8 de outubro de 2023

O Executivo e o Faxineiro

O Executivo no topo do maior prédio da avenida mais rica do país olha para baixo.

Por tanto tempo vivi
a olhar somente pra cima
que mesmo me esqueci
que aqui abismo havia
aqui, no crânio do prédio
aqui, nessa esquina faminta
de boca e dentes remédio
pro fracasso chamado vida
crânio que possui de aéreo
o mesmo que possui de brita
da morte útero inverso
cova sem pedra escrita.

O Faxineiro aparece, após ouvir os lamentos, e se posta boquiaberto próximo do Executivo.

O senhor que tem tudo
cogita mesmo essa loucura?
Cogita transformar em verbo
o desespero e sua arquitetura?
E com quanto do meu sangue
levarás para a queda, chuva?
E com quanto do meu suor
será paga a tua sepultura?
O senhor que tem tudo
cogita mesmo essa loucura?

O Executivo, sem olhar para o Faxineiro, responde.

Sim.
Semelhante a um dado sujo
lançado da mão de um louco
lançarei daqui meu corpo.
Sim.
Daqui à vala esquecida
hoje lançarei a mim, solto
do vão à chance mínima
de voar e viver ou morto
me encarar com a linha
em ter agido igual porco
e ter sujado esta vida
da doença de amar pouco.

O Faxineiro, sério, fala.

A doença de amar pouco
cura-se amando.
Não é o lamento oco
que cura, mas o quando
preciso for: ajudar.
A doença de não amar
aprende-se enquanto
transforma-se o mofo
do egoísmo em ouro
e não o ouro em prédio
para encher nele
curvados outros
e não o ouro em rédeas
senão contra as pedras
que o ódio usa
como adorno.

O Faxineiro, agora sorrindo, continua.

Vem! Segura as férreas
serras das minhas mãos!
Meus calos são
a prova que vivi
e que em auxílio já agi
contra muita depressão!
Vem!

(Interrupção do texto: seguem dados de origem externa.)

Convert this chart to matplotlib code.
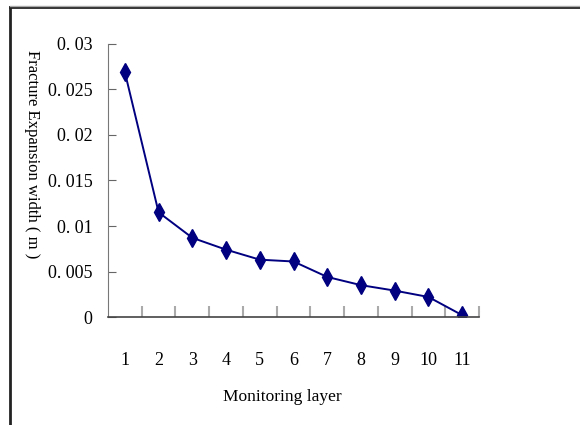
import numpy as np
from matplotlib import pyplot as plt
from matplotlib.lines import Line2D

# monitoring layers and measured fracture expansion width (m)
layers = [1, 2, 3, 4, 5, 6, 7, 8, 9, 10, 11]
width = [0.0269, 0.0115, 0.0087, 0.0074, 0.0063, 0.0061, 0.0044, 0.0035, 0.0029, 0.0022, 0.0002]
yticks = [0, 0.005, 0.01, 0.015, 0.02, 0.025, 0.03]
ytick_labels = ['0', '0. 005', '0. 01', '0. 015', '0. 02', '0. 025', '0. 03']

plt.rcParams['font.family'] = ['Liberation Serif', 'DejaVu Serif']

fig = plt.figure(figsize=(5.8, 4.25), dpi=100)
ax = fig.add_axes([0.1862, 0.2541, 0.6398, 0.6424])

ax.plot(layers, width, '-', color='#000080', lw=1.4,
        marker='d', markersize=9, markerfacecolor='#000080', markeredgecolor='#000080')

ax.set_xlim(0.5, 11.5)
ax.set_ylim(0, 0.03)
ax.set_xticks(layers)
ax.set_xticklabels([str(l) for l in layers], fontsize=13)
ax.set_xticks(np.arange(1.5, 12, 1), minor=True)
ax.tick_params(axis='x', which='major', length=0, pad=25)
ax.tick_params(axis='x', which='minor', direction='in', length=8, color='#aaaaaa', width=1.5)
ax.set_yticks(yticks)
ax.set_yticklabels(ytick_labels, fontsize=13)
ax.tick_params(axis='y', direction='in', length=6, color='#666666', pad=11)

for s in ['top', 'right']:
    ax.spines[s].set_visible(False)
ax.spines['left'].set_color('#777777')
ax.spines['bottom'].set_color('#444444')
ax.spines['bottom'].set_linewidth(1.2)

fig.text(0.056, 0.637, 'Fracture Expansion width ( m )', rotation=270,
         ha='center', va='center', fontsize=12)
fig.text(0.486, 0.066, 'Monitoring layer', ha='center', va='center', fontsize=12.5)

# outer frame (left and top edges only)
fig.add_artist(Line2D([0.0172, 0.0172], [0, 0.9835], color='#222222', lw=2))
fig.add_artist(Line2D([0.0172, 1], [0.9835, 0.9835], color='#222222', lw=2))
fig.add_artist(Line2D([0.0172, 1], [0.9870, 0.9870], color='#aaaaaa', lw=1))

fig.savefig('out.png', dpi=100)
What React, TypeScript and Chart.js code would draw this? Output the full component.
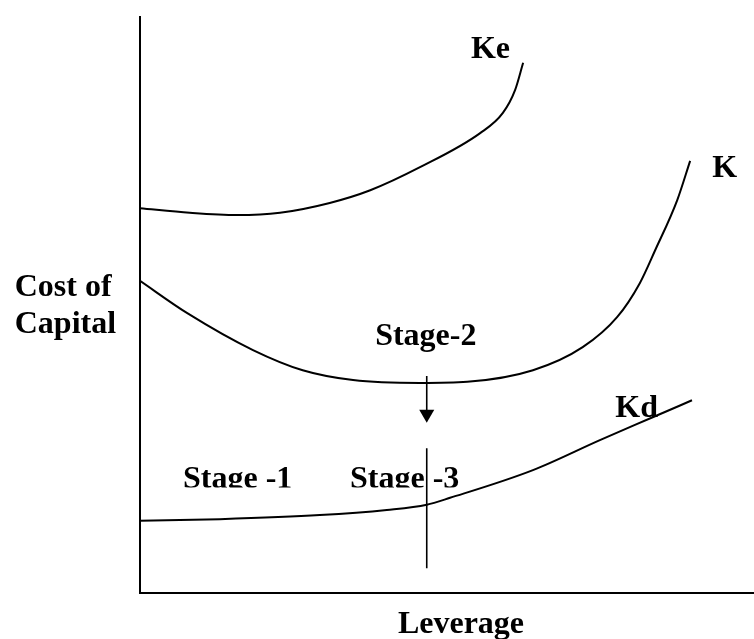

Se a fúria da guerra
até mesmo vence-se com
um estender de mãos
quem dirá o oco
de cada coração!

O Executivo olha para o Faxineiro. A face do Executivo é algo entre o nojo, a culpa, a pena, a confusão. Som de hélices de helicóptero ao fundo. Uma tempestade se aproxima. Ele segura a mão estendida do Faxineiro.